## What the exercise asks
Give the data below again exactly as it stands. Omit the pictures.

## Available data
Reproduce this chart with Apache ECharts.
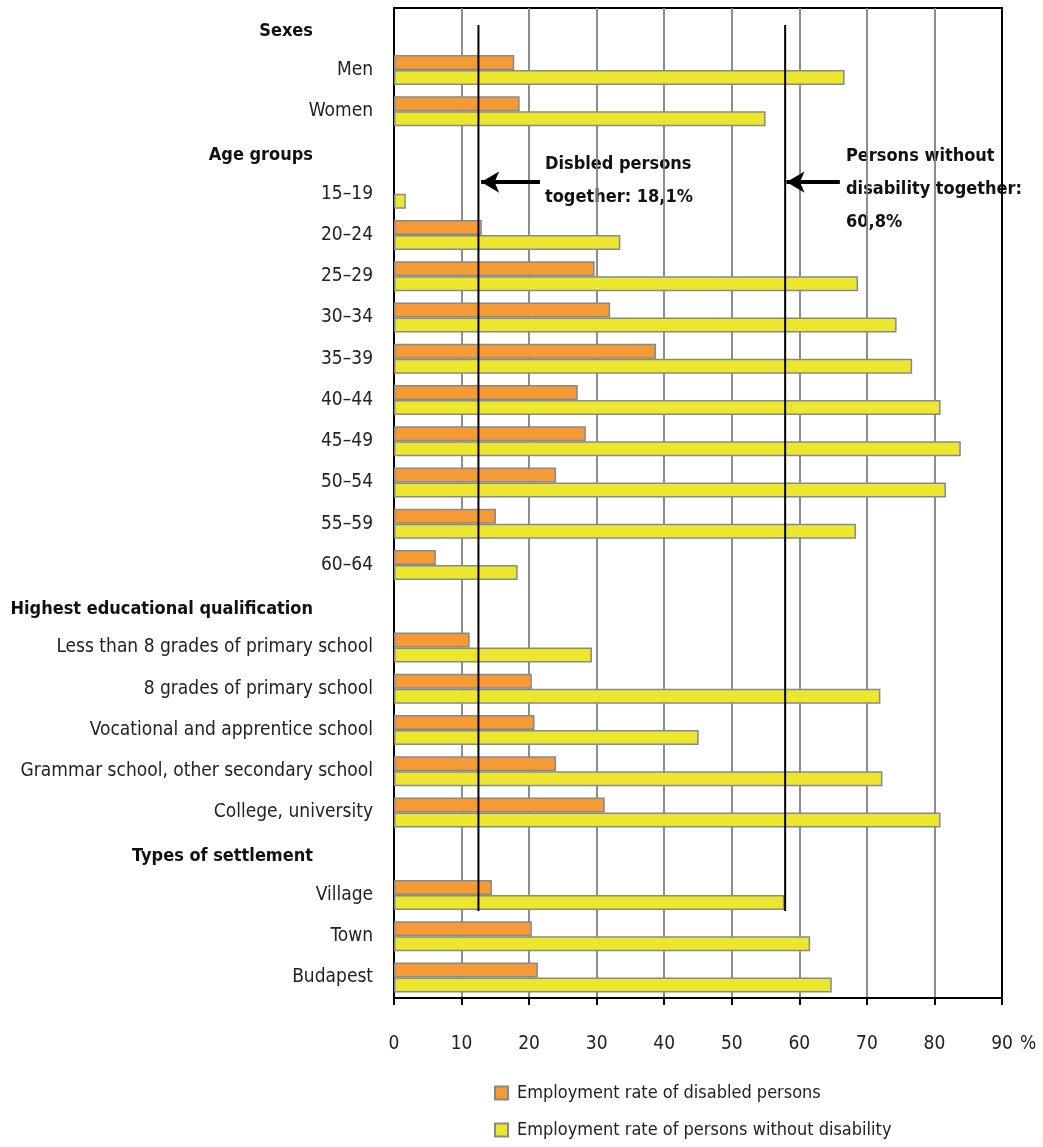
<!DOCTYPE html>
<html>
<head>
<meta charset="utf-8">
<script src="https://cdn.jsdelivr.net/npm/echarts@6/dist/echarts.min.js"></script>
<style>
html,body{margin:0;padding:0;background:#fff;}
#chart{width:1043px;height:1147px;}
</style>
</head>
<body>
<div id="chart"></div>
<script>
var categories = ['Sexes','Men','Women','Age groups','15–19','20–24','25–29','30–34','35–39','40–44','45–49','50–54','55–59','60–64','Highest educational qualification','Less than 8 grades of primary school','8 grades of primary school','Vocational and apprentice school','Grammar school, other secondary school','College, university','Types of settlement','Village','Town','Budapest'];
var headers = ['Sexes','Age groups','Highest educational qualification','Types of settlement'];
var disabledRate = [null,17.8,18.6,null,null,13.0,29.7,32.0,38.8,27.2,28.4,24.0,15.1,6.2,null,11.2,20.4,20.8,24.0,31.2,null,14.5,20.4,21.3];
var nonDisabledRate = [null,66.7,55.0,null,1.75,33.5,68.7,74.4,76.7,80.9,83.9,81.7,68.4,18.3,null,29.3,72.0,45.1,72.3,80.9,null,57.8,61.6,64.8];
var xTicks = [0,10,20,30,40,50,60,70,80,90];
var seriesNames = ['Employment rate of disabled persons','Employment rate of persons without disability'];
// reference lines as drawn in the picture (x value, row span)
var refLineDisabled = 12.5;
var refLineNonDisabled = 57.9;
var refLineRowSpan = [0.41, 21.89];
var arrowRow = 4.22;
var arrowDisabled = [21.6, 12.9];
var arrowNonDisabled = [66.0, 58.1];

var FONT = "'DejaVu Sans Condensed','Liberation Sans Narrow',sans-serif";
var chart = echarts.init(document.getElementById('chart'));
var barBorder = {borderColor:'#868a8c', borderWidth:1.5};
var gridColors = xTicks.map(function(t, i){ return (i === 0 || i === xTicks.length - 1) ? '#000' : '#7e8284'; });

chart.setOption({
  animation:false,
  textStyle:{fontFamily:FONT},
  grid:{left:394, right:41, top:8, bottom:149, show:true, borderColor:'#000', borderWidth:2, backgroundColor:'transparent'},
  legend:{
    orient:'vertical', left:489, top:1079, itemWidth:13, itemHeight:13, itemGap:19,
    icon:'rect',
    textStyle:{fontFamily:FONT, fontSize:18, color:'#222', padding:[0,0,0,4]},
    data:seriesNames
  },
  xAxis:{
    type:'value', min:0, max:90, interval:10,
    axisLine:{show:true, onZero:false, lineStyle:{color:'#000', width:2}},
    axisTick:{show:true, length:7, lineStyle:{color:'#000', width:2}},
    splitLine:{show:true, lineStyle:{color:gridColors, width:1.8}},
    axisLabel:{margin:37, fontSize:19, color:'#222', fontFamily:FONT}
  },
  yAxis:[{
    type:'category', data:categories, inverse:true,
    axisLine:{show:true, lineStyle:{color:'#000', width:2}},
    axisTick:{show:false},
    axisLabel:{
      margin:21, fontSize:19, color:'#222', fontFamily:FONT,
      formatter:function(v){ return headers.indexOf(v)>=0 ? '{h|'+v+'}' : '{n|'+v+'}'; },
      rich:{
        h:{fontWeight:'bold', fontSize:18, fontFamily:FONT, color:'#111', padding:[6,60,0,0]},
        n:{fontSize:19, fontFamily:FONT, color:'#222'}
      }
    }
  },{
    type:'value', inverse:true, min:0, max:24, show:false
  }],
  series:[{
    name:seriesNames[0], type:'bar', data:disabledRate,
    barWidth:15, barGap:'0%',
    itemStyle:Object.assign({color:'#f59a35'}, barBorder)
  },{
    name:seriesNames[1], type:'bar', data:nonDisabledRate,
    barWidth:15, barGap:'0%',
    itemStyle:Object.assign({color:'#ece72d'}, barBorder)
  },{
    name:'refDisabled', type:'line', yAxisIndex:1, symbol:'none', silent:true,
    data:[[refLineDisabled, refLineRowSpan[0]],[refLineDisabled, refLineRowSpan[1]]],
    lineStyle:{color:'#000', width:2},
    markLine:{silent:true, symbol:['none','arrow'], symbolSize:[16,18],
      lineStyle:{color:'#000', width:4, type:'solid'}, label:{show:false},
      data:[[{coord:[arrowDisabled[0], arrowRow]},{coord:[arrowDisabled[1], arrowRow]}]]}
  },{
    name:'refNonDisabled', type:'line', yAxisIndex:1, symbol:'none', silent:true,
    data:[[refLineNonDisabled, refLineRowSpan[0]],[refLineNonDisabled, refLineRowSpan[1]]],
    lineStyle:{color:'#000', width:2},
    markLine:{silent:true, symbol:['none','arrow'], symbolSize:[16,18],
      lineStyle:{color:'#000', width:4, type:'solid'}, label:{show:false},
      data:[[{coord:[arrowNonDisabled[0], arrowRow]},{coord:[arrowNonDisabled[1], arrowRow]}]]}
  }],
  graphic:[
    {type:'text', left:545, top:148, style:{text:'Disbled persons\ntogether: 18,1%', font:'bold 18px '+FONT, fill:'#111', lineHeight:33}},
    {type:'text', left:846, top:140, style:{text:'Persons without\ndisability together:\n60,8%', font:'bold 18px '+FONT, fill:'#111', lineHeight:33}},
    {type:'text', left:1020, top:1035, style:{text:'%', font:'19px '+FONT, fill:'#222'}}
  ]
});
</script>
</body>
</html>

## Exercise response
Reproduce this chart with Apache ECharts.
<!DOCTYPE html>
<html>
<head>
<meta charset="utf-8">
<script src="https://cdn.jsdelivr.net/npm/echarts@6/dist/echarts.min.js"></script>
<style>
html,body{margin:0;padding:0;background:#fff;}
#chart{width:1043px;height:1147px;}
</style>
</head>
<body>
<div id="chart"></div>
<script>
var categories = ['Sexes','Men','Women','Age groups','15–19','20–24','25–29','30–34','35–39','40–44','45–49','50–54','55–59','60–64','Highest educational qualification','Less than 8 grades of primary school','8 grades of primary school','Vocational and apprentice school','Grammar school, other secondary school','College, university','Types of settlement','Village','Town','Budapest'];
var headers = ['Sexes','Age groups','Highest educational qualification','Types of settlement'];
var disabledRate = [null,17.8,18.6,null,null,13.0,29.7,32.0,38.8,27.2,28.4,24.0,15.1,6.2,null,11.2,20.4,20.8,24.0,31.2,null,14.5,20.4,21.3];
var nonDisabledRate = [null,66.7,55.0,null,1.75,33.5,68.7,74.4,76.7,80.9,83.9,81.7,68.4,18.3,null,29.3,72.0,45.1,72.3,80.9,null,57.8,61.6,64.8];
var xTicks = [0,10,20,30,40,50,60,70,80,90];
var seriesNames = ['Employment rate of disabled persons','Employment rate of persons without disability'];
// reference lines as drawn in the picture (x value, row span)
var refLineDisabled = 12.5;
var refLineNonDisabled = 57.9;
var refLineRowSpan = [0.41, 21.89];
var arrowRow = 4.22;
var arrowDisabled = [21.6, 12.9];
var arrowNonDisabled = [66.0, 58.1];

var FONT = "'DejaVu Sans Condensed','Liberation Sans Narrow',sans-serif";
var chart = echarts.init(document.getElementById('chart'));
var barBorder = {borderColor:'#868a8c', borderWidth:1.5};
var gridColors = xTicks.map(function(t, i){ return (i === 0 || i === xTicks.length - 1) ? '#000' : '#7e8284'; });

chart.setOption({
  animation:false,
  textStyle:{fontFamily:FONT},
  grid:{left:394, right:41, top:8, bottom:149, show:true, borderColor:'#000', borderWidth:2, backgroundColor:'transparent'},
  legend:{
    orient:'vertical', left:489, top:1079, itemWidth:13, itemHeight:13, itemGap:19,
    icon:'rect',
    textStyle:{fontFamily:FONT, fontSize:18, color:'#222', padding:[0,0,0,4]},
    data:seriesNames
  },
  xAxis:{
    type:'value', min:0, max:90, interval:10,
    axisLine:{show:true, onZero:false, lineStyle:{color:'#000', width:2}},
    axisTick:{show:true, length:7, lineStyle:{color:'#000', width:2}},
    splitLine:{show:true, lineStyle:{color:gridColors, width:1.8}},
    axisLabel:{margin:37, fontSize:19, color:'#222', fontFamily:FONT}
  },
  yAxis:[{
    type:'category', data:categories, inverse:true,
    axisLine:{show:true, lineStyle:{color:'#000', width:2}},
    axisTick:{show:false},
    axisLabel:{
      margin:21, fontSize:19, color:'#222', fontFamily:FONT,
      formatter:function(v){ return headers.indexOf(v)>=0 ? '{h|'+v+'}' : '{n|'+v+'}'; },
      rich:{
        h:{fontWeight:'bold', fontSize:18, fontFamily:FONT, color:'#111', padding:[6,60,0,0]},
        n:{fontSize:19, fontFamily:FONT, color:'#222'}
      }
    }
  },{
    type:'value', inverse:true, min:0, max:24, show:false
  }],
  series:[{
    name:seriesNames[0], type:'bar', data:disabledRate,
    barWidth:15, barGap:'0%',
    itemStyle:Object.assign({color:'#f59a35'}, barBorder)
  },{
    name:seriesNames[1], type:'bar', data:nonDisabledRate,
    barWidth:15, barGap:'0%',
    itemStyle:Object.assign({color:'#ece72d'}, barBorder)
  },{
    name:'refDisabled', type:'line', yAxisIndex:1, symbol:'none', silent:true,
    data:[[refLineDisabled, refLineRowSpan[0]],[refLineDisabled, refLineRowSpan[1]]],
    lineStyle:{color:'#000', width:2},
    markLine:{silent:true, symbol:['none','arrow'], symbolSize:[16,18],
      lineStyle:{color:'#000', width:4, type:'solid'}, label:{show:false},
      data:[[{coord:[arrowDisabled[0], arrowRow]},{coord:[arrowDisabled[1], arrowRow]}]]}
  },{
    name:'refNonDisabled', type:'line', yAxisIndex:1, symbol:'none', silent:true,
    data:[[refLineNonDisabled, refLineRowSpan[0]],[refLineNonDisabled, refLineRowSpan[1]]],
    lineStyle:{color:'#000', width:2},
    markLine:{silent:true, symbol:['none','arrow'], symbolSize:[16,18],
      lineStyle:{color:'#000', width:4, type:'solid'}, label:{show:false},
      data:[[{coord:[arrowNonDisabled[0], arrowRow]},{coord:[arrowNonDisabled[1], arrowRow]}]]}
  }],
  graphic:[
    {type:'text', left:545, top:148, style:{text:'Disbled persons\ntogether: 18,1%', font:'bold 18px '+FONT, fill:'#111', lineHeight:33}},
    {type:'text', left:846, top:140, style:{text:'Persons without\ndisability together:\n60,8%', font:'bold 18px '+FONT, fill:'#111', lineHeight:33}},
    {type:'text', left:1020, top:1035, style:{text:'%', font:'19px '+FONT, fill:'#222'}}
  ]
});
</script>
</body>
</html>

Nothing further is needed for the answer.